Task instructions:
Where a line in the listing contains the string "chart", copy that line out.

Material provided:
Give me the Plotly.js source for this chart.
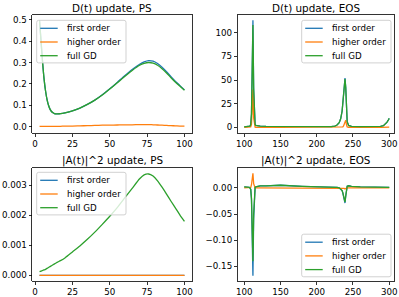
<!DOCTYPE html>
<html>
<head>
<meta charset="utf-8">
<script src="https://cdn.plot.ly/plotly-3.0.1.min.js"></script>
<style>html,body{margin:0;padding:0;background:#fff;}#chart{width:399px;height:297px;}</style>
</head>
<body>
<div id="chart"></div>
<script>
// ---------- DATA ----------
const seriesNames = ["first order", "higher order", "full GD"];
const titles = ["D(t) update, PS", "D(t) update, EOS", "|A(t)|^2 update, PS", "|A(t)|^2 update, EOS"];

// PS time steps
const tPS = [3,4,5,6,7,8,9,10,11,12,13,14,15,17,20,25,30,35,40,45,50,55,60,65,70,73,76,79,82,85,88,91,94,97,100];
const dFirstPS  = [0.495,0.400,0.305,0.225,0.168,0.128,0.100,0.082,0.071,0.065,0.061,0.060,0.060,0.061,0.065,0.074,0.087,0.104,0.124,0.149,0.177,0.207,0.238,0.267,0.292,0.303,0.309,0.306,0.295,0.278,0.257,0.234,0.212,0.192,0.172];
const dHigherPS = [0.002,0.002,0.002,0.002,0.002,0.002,0.002,0.002,0.002,0.002,0.002,0.002,0.002,0.002,0.003,0.003,0.004,0.005,0.006,0.007,0.007,0.008,0.009,0.009,0.010,0.010,0.010,0.009,0.008,0.007,0.006,0.005,0.004,0.003,0.003];
const dFullPS   = [0.495,0.400,0.305,0.225,0.168,0.128,0.100,0.082,0.071,0.065,0.061,0.060,0.060,0.061,0.065,0.074,0.087,0.104,0.124,0.148,0.176,0.205,0.235,0.263,0.287,0.296,0.300,0.297,0.287,0.271,0.251,0.229,0.208,0.189,0.170];

const tPSCoarse = [3,25,50,75,100];
const aFirstPS  = [0.0,0.0,0.0,0.0,0.0];
const aHigherPS = [0.0,0.0,0.0,0.0,0.0];
const aFullPS   = [0.00012,0.00014,0.00016,0.00018,0.00020,0.00023,0.00026,0.00029,0.00032,0.00035,0.00038,0.00041,0.00044,0.00049,0.00058,0.00078,0.00098,0.00120,0.00144,0.00170,0.00197,0.00226,0.00258,0.00290,0.00322,0.00335,0.00338,0.00331,0.00315,0.00294,0.00271,0.00247,0.00224,0.00201,0.00180];

// EOS time steps
const tEOS = [100,104,107,108,109,110,111,112,113,114,115,116,118,122,130,150,180,210,220,225,228,231,233,235,236,237,238,239,240,241,242,244,248,260,280,288,292,295,297,299,300];
const dFirstEOS  = [0.5,0.6,0.9,1.3,3,14,62,113,42,7,3,2,1.5,1.2,1.0,0.8,0.6,0.6,0.8,1.4,2.5,5,9,17,24,34,45,52,42,20,6,2,1,0.8,0.8,1,1.8,3.5,5.5,8,9.5];
const dHigherEOS = [0,0,0,0.1,0.5,3,18,40,10,1,0.2,0.1,0,0,0,0,0,0,0,0,0,0,0.1,0.2,0.5,1.5,3.5,6.5,7.5,3,0.5,0.1,0,0,0,0,0,0.1,0.1,0.2,0.3];
const dFullEOS   = [0.5,0.6,0.9,1.3,3,14,60,108,40,7,3,2,1.5,1.2,1.0,0.8,0.6,0.6,0.8,1.4,2.5,5,9,17,24,34,45,51,42,20,6,2,1,0.8,0.8,1,1.8,3.5,5.5,8,9.5];

const aFirstEOS  = [0.002,0.002,0.001,0,-0.003,-0.022,-0.1,-0.168,-0.06,-0.009,0.001,0.002,0.003,0.004,0.004,0.005,0.003,0.002,0.002,0.002,0.001,0,-0.002,-0.005,-0.010,-0.017,-0.025,-0.029,-0.016,-0.002,0.003,0.004,0.003,0.002,0.002,0.002,0.002,0.001,0.001,0.001,0.001];
const aHigherEOS = [0,0,0,0,0.001,0.006,0.018,0.028,0.008,0.001,0,0,0,0,0,0,0,0,0,0,0,0,0,0,0,-0.001,-0.001,-0.002,-0.001,0,0,0,0,0,0,0,0,0,0,0,0];
const aFullEOS   = [0.002,0.002,0.001,0,-0.003,-0.02,-0.085,-0.14,-0.05,-0.008,0.001,0.002,0.003,0.004,0.004,0.005,0.003,0.002,0.002,0.002,0.001,0,-0.002,-0.005,-0.009,-0.016,-0.024,-0.027,-0.015,-0.002,0.003,0.004,0.003,0.002,0.002,0.002,0.002,0.001,0.001,0.001,0.001];

// tick labels
const xTicksPS = [0,25,50,75,100];
const xTicksEOS = [100,150,200,250,300];
const yTicksDPS = [0.0,0.1,0.2,0.3,0.4,0.5];
const yTextDPS = ["0.0","0.1","0.2","0.3","0.4","0.5"];
const yTicksDEOS = [0,25,50,75,100];
const yTicksAPS = [0,0.001,0.002,0.003];
const yTextAPS = ["0.000","0.001","0.002","0.003"];
const yTicksAEOS = [0,-0.05,-0.10,-0.15];
const yTextAEOS = ["0.00","\u22120.05","\u22120.10","\u22120.15"];

// ---------- STYLE / LAYOUT ----------
const W = 399, H = 297;
const colors = ["#1f77b4", "#ff7f0e", "#2ca02c"];
const FONT = "DejaVu Sans, sans-serif";
const px = p => p / W;
const py = p => 1 - p / H;

const xL = [px(32.3), px(191.7)], xR = [px(237.7), px(394.3)];
const yT = [py(132.7), py(15)], yB = [py(281), py(168)];

function tr(x, y, i, ax, shape) {
  return {x: x, y: y, type: "scatter", mode: "lines", name: seriesNames[i],
    xaxis: ax[0], yaxis: ax[1], showlegend: false,
    line: {color: colors[i], width: 1.3, shape: shape || "linear", smoothing: 0.6},
    hoverinfo: "skip"};
}
const data = [
  tr(tPS, dFirstPS, 0, ["x","y"], "spline"), tr(tPS, dHigherPS, 1, ["x","y"], "spline"), tr(tPS, dFullPS, 2, ["x","y"], "spline"),
  tr(tEOS, dFirstEOS, 0, ["x2","y2"]), tr(tEOS, dHigherEOS, 1, ["x2","y2"]), tr(tEOS, dFullEOS, 2, ["x2","y2"]),
  tr(tPSCoarse, aFirstPS, 0, ["x3","y3"]), tr(tPSCoarse, aHigherPS, 1, ["x3","y3"]), tr(tPS, aFullPS, 2, ["x3","y3"], "spline"),
  tr(tEOS, aFirstEOS, 0, ["x4","y4"]), tr(tEOS, aHigherEOS, 1, ["x4","y4"]), tr(tEOS, aFullEOS, 2, ["x4","y4"])
];

function axis(domain, anchor, range, tickvals, ticktext) {
  const a = {domain: domain, anchor: anchor, range: range, tickmode: "array", tickvals: tickvals,
    showgrid: false, zeroline: false, showline: true, mirror: true, linecolor: "#000", linewidth: 0.8,
    ticks: "outside", ticklen: 3, tickwidth: 0.8, tickcolor: "#000",
    tickfont: {family: FONT, size: 8.7, color: "#000"}, fixedrange: true};
  if (ticktext) a.ticktext = ticktext;
  return a;
}

const annotations = [];
const shapes = [];
const titlePos = [[(32.3+191.7)/2, 7.5], [(237.7+394.3)/2, 7.5], [(32.3+191.7)/2, 160.5], [(237.7+394.3)/2, 160.5]];
titles.forEach((t, i) => annotations.push({text: t, xref: "paper", yref: "paper",
  x: px(titlePos[i][0]), y: py(titlePos[i][1]), xanchor: "center", yanchor: "middle", showarrow: false,
  font: {family: FONT, size: 10.4, color: "#000"}}));

// legends: [left, top] of box in pixels
const legendBoxes = [[36.7, 20.3], [301.7, 20.3], [36.7, 172.3], [301.7, 234.2]];
const BW = 89.3, BH = 42.6, R = 2;
legendBoxes.forEach(([l, t]) => {
  const r = l + BW, b = t + BH;
  const path = `M${px(l+R)},${py(t)} L${px(r-R)},${py(t)} Q${px(r)},${py(t)} ${px(r)},${py(t+R)} ` +
    `L${px(r)},${py(b-R)} Q${px(r)},${py(b)} ${px(r-R)},${py(b)} L${px(l+R)},${py(b)} ` +
    `Q${px(l)},${py(b)} ${px(l)},${py(b-R)} L${px(l)},${py(t+R)} Q${px(l)},${py(t)} ${px(l+R)},${py(t)} Z`;
  shapes.push({type: "path", xref: "paper", yref: "paper", path: path,
    fillcolor: "rgba(255,255,255,0.8)", line: {color: "#cccccc", width: 0.9}, layer: "above"});
  seriesNames.forEach((n, i) => {
    const yy = t + 8 + i * 13.7;
    shapes.push({type: "line", xref: "paper", yref: "paper", x0: px(l+3.5), x1: px(l+21), y0: py(yy), y1: py(yy),
      line: {color: colors[i], width: 1.3}, layer: "above"});
    annotations.push({text: n, xref: "paper", yref: "paper", x: px(l+28), y: py(yy),
      xanchor: "left", yanchor: "middle", showarrow: false, font: {family: FONT, size: 8.7, color: "#000"}});
  });
});

const layout = {
  width: W, height: H, margin: {l: 0, r: 0, t: 0, b: 0},
  paper_bgcolor: "#fff", plot_bgcolor: "#fff", showlegend: false,
  font: {family: FONT, size: 8.7, color: "#000"},
  xaxis:  axis(xL, "y",  [-1.85, 104.85], xTicksPS),
  yaxis:  axis(yT, "x",  [-0.028, 0.522], yTicksDPS, yTextDPS),
  xaxis2: axis(xR, "y2", [91, 307], xTicksEOS),
  yaxis2: axis(yT, "x2", [-5.65, 118.65], yTicksDEOS),
  xaxis3: axis(xL, "y3", [-1.85, 104.85], xTicksPS),
  yaxis3: axis(yB, "x3", [-0.00019, 0.00358], yTicksAPS, yTextAPS),
  xaxis4: axis(xR, "y4", [91, 307], xTicksEOS),
  yaxis4: axis(yB, "x4", [-0.178, 0.038], yTicksAEOS, yTextAEOS),
  annotations: annotations, shapes: shapes
};

Plotly.newPlot("chart", data, layout, {staticPlot: true, displayModeBar: false});
</script>
</body>
</html>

Task result:
Give me the Plotly.js source for this chart.
<style>html,body{margin:0;padding:0;background:#fff;}#chart{width:399px;height:297px;}</style>
<div id="chart"></div>
Plotly.newPlot("chart", data, layout, {staticPlot: true, displayModeBar: false});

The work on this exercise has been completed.